Nesse sentido, trago julgado de minha relatoria:

RECURSO. ELEIÇÕES 2020. PRESTAÇÃO DE CONTAS. PROPORCIONAL. DESAPROVAÇÃO. APLICAÇÃO DE RECURSOS PRÓPRIOS ACIMA DO LIMITE LEGAL. MULTA. PATAMAR 30%. ART. 27, § 1º, DA RESOLUÇÃO TSE N. 23.607/19. GASTOS ADVOCATÍCIOS E CONTÁBEIS. DISTINÇÃO ENTRE OS LIMITES DEFINIDOS QUANTO AO PLANO DE DESPESAS GERAIS E O TETO DE APLICAÇÃO DE RECURSOS PRÓPRIOS PELO CANDIDATO. AUTOFINANCIAMENTO. IRREGULARIDADE EM PERCENTUAL DE 24,69% DO TOTAL DECLARADO. VALOR ABSOLUTO DIMINUTO. APLICABILIDADE DOS PRINCÍPIOS DA RAZOABILIDADE E DA PROPORCIONALIDADE. REFORMA DA SENTENÇA. APROVAÇÃO COM RESSALVAS. RECOLHIMENTO DE MULTA AO FUNDO PARTIDÁRIO. PARCIAL PROVIMENTO.

1. Insurgência contra sentença que desaprovou as contas do recorrente, tendo como fundamento a extrapolação do limite legal de doações com recursos próprios, e fixou multa correspondente a 30% da quantia em excesso, com fulcro no art. 27, § 4º, da Resolução TSE n. 23.607/19.

2. Aporte de recursos próprios em campanha acima do teto de 10% conforme o cargo pleiteado na municipalidade, em afronta ao art. 27 da Resolução TSE n. 23.607/19. Distinção entre as regras definidas para os gastos globais, norma disposta no art. 4º, § 5º, da Resolução TSE n. 23.607/19 e as pertinentes às receitas de campanha, no caso, art. 27, § 1º, da aludida resolução. Regra objetiva que visa limitar o valor a ser utilizado pelo candidato, para fins de autofinanciamento em sua campanha.

3. Irregularidade que representa 24,69% das receitas declaradas, mas de valor absoluto reduzido, a permitir, diante da incidência dos postulados da razoabilidade e da proporcionalidade, a mitigação do juízo de desaprovação para aprovar as contas com ressalvas. Correção de ofício da sentença, para que o recolhimento da multa seja destinado ao Fundo Partidário.

4. Parcial provimento.

(Rel 0600194-33.2020.6.21.0041, julgado na sessão de 10.08.2021) (Grifo nosso)

 

O legislador optou por incluir as doações estimáveis em dinheiro nos limites do autofinanciamento com recursos próprios, com o objetivo de assegurar o princípio da isonomia entre os candidatos. Nesse sentido, as palavras do doutrinador Rodrigo Lopez Zilio (2022 – p. 539): “A fixação de um teto para os gastos eleitorais tem o objetivo de restringir a incidência do abuso de poder econômico nas campanhas eleitorais”.
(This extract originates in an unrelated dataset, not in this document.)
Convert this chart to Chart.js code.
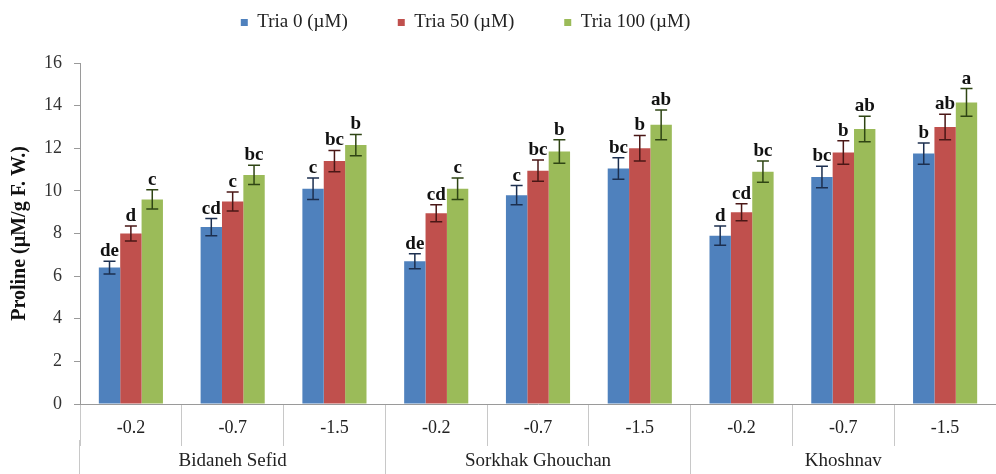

Na espécie, a sentença a quo determinou o recolhimento de “R$ 2.392,62 equivalente ao valor excedente do limite de gastos somado a multa pela extrapolação (R$ 1.196,13 + 100%)  - Res. TSE 23.607/2019. Art. 79, § 1º e Art. 6, caput, respectivamente”. Isto é, a sentença determinou o recolhimento do valor excedente (R$ 1.196,13) mais o valor da multa (R$ 1.196,13), cujo percentual restou em 100% do excedido.

Dessarte, com relação à multa, não merece reforma a sentença, pois o prestador de fato utilizou recursos próprios que superam em R$ 1.196,31 o limite legalmente permitido. Fixada a multa em 100% do valor de excesso, o referido montante deve ser destinado ao Fundo Especial de Assistência Financeira aos Partidos Políticos (Fundo Partidário), nos termos do art. 38, inc. I, da Lei n. 9.096/95.

Contudo, merece reforma a sentença no ponto que se refere à obrigação de devolução do valor que excedeu o limite de uso de recursos próprios (R$ 1.196,31), pois devido apenas o pagamento da multa.

Por fim, deve ser mantida a desaprovação das contas, uma vez que as irregularidades (R$ 5.440,00 + R$ 1.196,31 = R$ 6.636,31) representam 52,22% do total de recursos recebidos pelo prestador (R$ 12.707,20), bem como é superior ao montante de R$ 1.064,10 utilizado como parâmetro para aprovação com ressalvas pela Justiça Eleitoral.

Ante o exposto, VOTO pelo provimento parcial do recurso apenas para reduzir o montante da multa ao valor de R$ 1.196,31, a ser recolhido ao Fundo Especial de Assistência Financeira aos Partidos Políticos, mantendo a sentença que desaprovou as contas de VILMAR DO AMARAL e determinou o recolhimento de R$ 5.440,00 ao Tesouro Nacional.